Tough to beat an airport for open space. Solberg-Hunterdon Airport (N51), Readington, New Jersey.

Opinion

What was more “Open Space” than an airport founded in rural Hunterdon Country, New Jersey in 1941? There was no urban sprawl; there wasn’t any sprawl at all. There were no cell towers, there were no schools off the end of the runway and there was no one nearby to complain about noise.

Everyone who has moved into that area since knew and, could not help but know, that there was a local active airport in Readington. If they were not willing to accept the “noise” or “hazards” they associate with an airport they should not have moved there.

For at least the past 15 years there have been continuous and mean attempts by township officials to close the airport in the name of “Open Space.” But what is more “Open Space” than an airport? Except for the holes in the ground it is as open space as a golf course. The very idea that you can condemn an airport based on the concept that you are saving “Open Space” is some kind of joke. It is a great testimony to the citizens of Readington that they are so willing to contribute their tax dollars for “Open Space” that is already “Open Space.” Is this now the true definition of an “environmentalist:” Buy open space to be open space?

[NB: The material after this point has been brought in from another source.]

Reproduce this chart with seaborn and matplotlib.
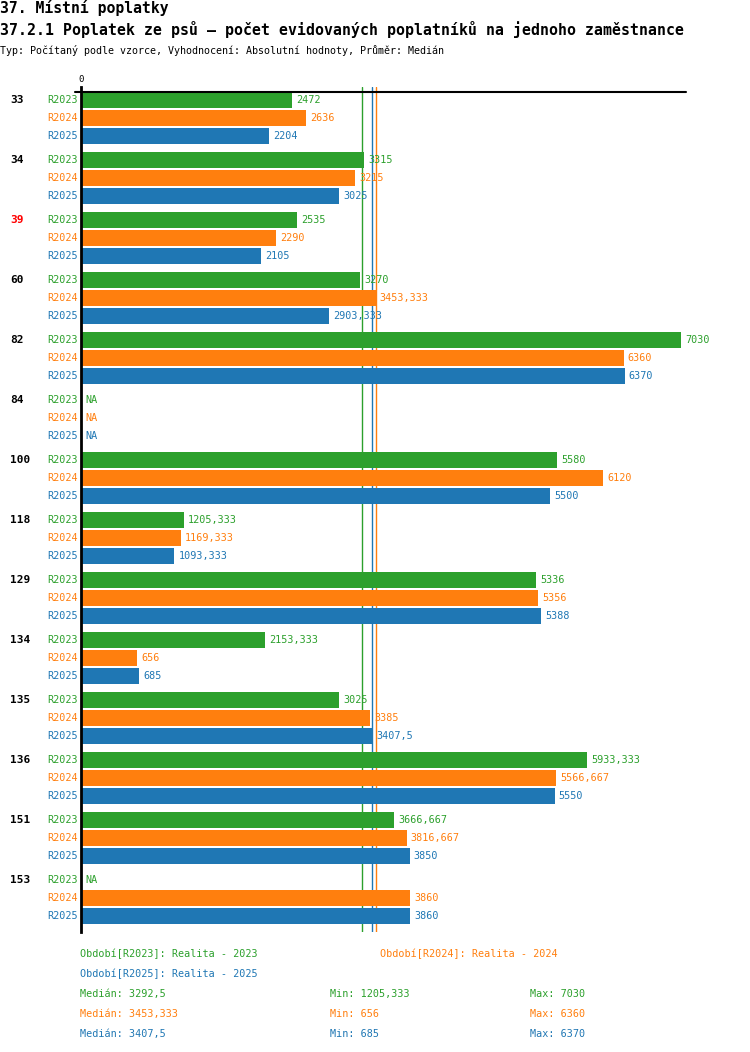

How many of you have seen small local airports like Solberg in the areas where you grew up? How many of those are still there? How many new small airports have you seen built and opened since the time you grew up? I do not know of one. These small airports are actually a national treasure and are the only place a person can safely and economically learn an aviation skill. Some may even be the future pilot of a commercial flight you may take some day. Or maybe you would rather that pilot be some alien recruited from England because the United States has no place to train new pilots.

Few of our future aviators will come from the military because there are not that many military pilots being trained any more and in the future there will be even fewer. Many say that airlines should be required to train their own crews and that might well be true. But where do you think this training is going to take place, Newark Airport? It will happen at small fields like Solberg that will only get bigger when those airlines begin looking for training fields.

Maybe they should be careful to what they donate those tax dollars because what they get in place of Solberg Airport may be a lot more objectionable than an airport that accommodates small aircraft and is “Open Space.”